FILE - In this Friday, Oct. 4, 2019 file photo, Defense Secretary Mark Esper speaks to a gathering of soldiers at the University Club at the University of Louisville in Louisville, Ky. Esper says during a weekend trip to the Middle East that under the current plan all U.S. troops leaving Syria will go to western Iraq, and that the military will continue to conduct operations against the Islamic State group to prevent a resurgence in that country. As Esper left Washington on Saturday, Oct. 19, U.S. troops were continuing to pull out of northern Syria after Turkey's invasion into the border region. (AP Photo/Timothy D. Easley, File)

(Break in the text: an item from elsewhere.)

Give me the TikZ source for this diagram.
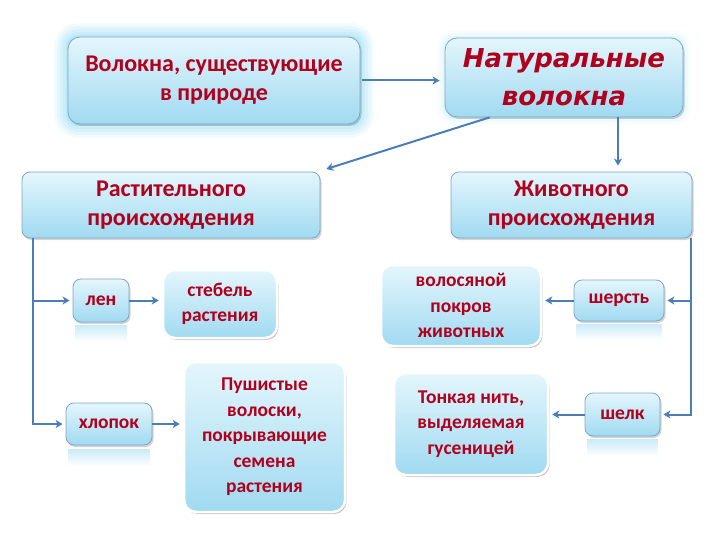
\documentclass[tikz,border=0pt]{standalone}
\usepackage{fontspec}
\setmainfont{Carlito}
\newfontfamily\natfont{DejaVu Sans}
\usetikzlibrary{shadows,arrows.meta}
\definecolor{txtred}{HTML}{B0001E}
\definecolor{linec}{HTML}{4A7EBB}
\definecolor{boxtop}{HTML}{E4F6FC}
\definecolor{boxbot}{HTML}{A0DAF1}
\definecolor{boxedge}{HTML}{7FA6C4}
\definecolor{glowc}{HTML}{8AD8F2}
\tikzset{
  box/.style={rounded corners=8pt, draw=boxedge, line width=0.8pt,
    top color=boxtop, bottom color=boxbot, align=center, text=txtred,
    inner sep=2pt,
    drop shadow={opacity=0.35, shadow xshift=1.5pt, shadow yshift=-2pt}},
  bigbox/.style={box, draw=white, line width=2.5pt, rounded corners=12pt,
    drop shadow={opacity=0.4, shadow xshift=1pt, shadow yshift=-1.5pt}},
  hfont/.style={font=\bfseries\fontsize{24}{29}\selectfont},
  sfont/.style={font=\bfseries\fontsize{19.5}{25.5}\selectfont},
  conn/.style={draw=linec, line width=2pt, -{Stealth[length=7pt,width=8pt,inset=2pt]}},
  refl/.style={top color=boxbot!55, bottom color=white, draw=none},
}
\begin{document}
\begin{tikzpicture}[x=1pt,y=-1pt]
\useasboundingbox (0,0) rectangle (720,540);
% glow around first box
\foreach \d/\o in {14/0.10,11/0.12,8/0.15,5/0.2,2/0.3}{
  \fill[glowc, opacity=\o, rounded corners={10pt+\d pt}] (68-\d,37-\d) rectangle (360+\d,124+\d);
}
% faint glow around second box
\foreach \d/\o in {8/0.06,5/0.08,2/0.12}{
  \fill[glowc, opacity=\o, rounded corners={10pt+\d pt}] (445-\d,38-\d) rectangle (683+\d,117+\d);
}
% reflections under small boxes
\path[refl] (75,325) rectangle (127,342);
\path[refl] (68,449) rectangle (150,466);
\path[refl] (576,324) rectangle (662,340);
\path[refl] (587,439) rectangle (658,456);

\node[box, hfont, minimum width=292, minimum height=87, rounded corners=12pt] (b1) at (214,80.5)
  {Волокна, существующие\\в природе};
\node[box, minimum width=238, minimum height=79, rounded corners=12pt,
  font=\natfont\bfseries\itshape\fontsize{26}{38}\selectfont] (b2) at (564,77.5)
  {Натуральные\\волокна};
\node[box, hfont, minimum width=298, minimum height=66] (b3) at (171,205)
  {Растительного\\происхождения};
\node[box, hfont, minimum width=241, minimum height=66] (b4) at (571.5,205)
  {Животного\\происхождения};

\node[box, sfont, minimum width=56, minimum height=43] (len) at (101,300.5) {лен};
\node[bigbox, sfont, minimum width=114, minimum height=68] (stebel) at (220,304)
  {стебель\\растения};
\node[box, sfont, minimum width=86, minimum height=42] (hlopok) at (109,424) {хлопок};
\node[bigbox, sfont, minimum width=161, minimum height=150] (push) at (264.5,437)
  {Пушистые\\волоски,\\покрывающие\\семена\\растения};
\node[bigbox, sfont, minimum width=160, minimum height=81] (volos) at (461,305.5)
  {волосяной\\покров\\животных};
\node[box, sfont, minimum width=90, minimum height=41] (sherst) at (619,300.5) {шерсть};
\node[bigbox, sfont, minimum width=154, minimum height=102] (tonk) at (471,424)
  {Тонкая нить,\\выделяемая\\гусеницей};
\node[box, sfont, minimum width=75, minimum height=43] (shelk) at (622.5,414.5) {шелк};

% connectors
\draw[conn, shorten >=5pt, shorten <=2pt] (b1.east) -- (b1.east -| b2.west);
\draw[conn, shorten >=2pt] ([xshift=45pt]b2.south west) -- ([xshift=4pt,yshift=2pt]b3.north east);
\draw[conn, shorten >=6pt] ([xshift=54pt]b2.south) -- ([xshift=54pt]b2.south |- b4.north);
\coordinate (lt) at ([xshift=11pt]b3.south west);
\draw[conn, shorten >=3pt] (lt) |- (hlopok.west);
\draw[conn, shorten >=3pt] (lt |- len.west) -- (len.west);
\draw[conn, shorten >=3pt] (len.east) -- (len.east -| stebel.west);
\draw[conn, shorten >=3pt] (hlopok.east) -- (hlopok.east -| push.west);
\coordinate (rt) at ([xshift=-1pt]b4.south east);
\draw[conn, shorten >=3pt] (rt) |- (shelk.east);
\draw[conn, shorten >=3pt] (rt |- sherst.east) -- (sherst.east);
\draw[conn, shorten >=3pt] (sherst.west) -- (sherst.west -| volos.east);
\draw[conn, shorten >=3pt] (shelk.west) -- (shelk.west -| tonk.east);
\end{tikzpicture}
\end{document}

American military convoy stops near the town of Tel Tamr, north Syria, Sunday, Oct. 20, 2019. Kurdish-led fighters and Turkish-backed forces clashed sporadically Sunday in northeastern Syria amid efforts to work out a Kurdish evacuation from a besieged border town, the first pull-back under the terms of a U.S.-brokered cease-fire. (AP Photo/Baderkhan Ahmad)

KABUL, Afghanistan — The U.S. might leave some forces in Syria to secure oil fields and make sure they don’t fall into the hands of a resurgent Islamic State, said Defense Secretary Mark Esper on Monday, even though President Donald Trump insisted he is pulling troops out of the country and getting out of “endless wars.”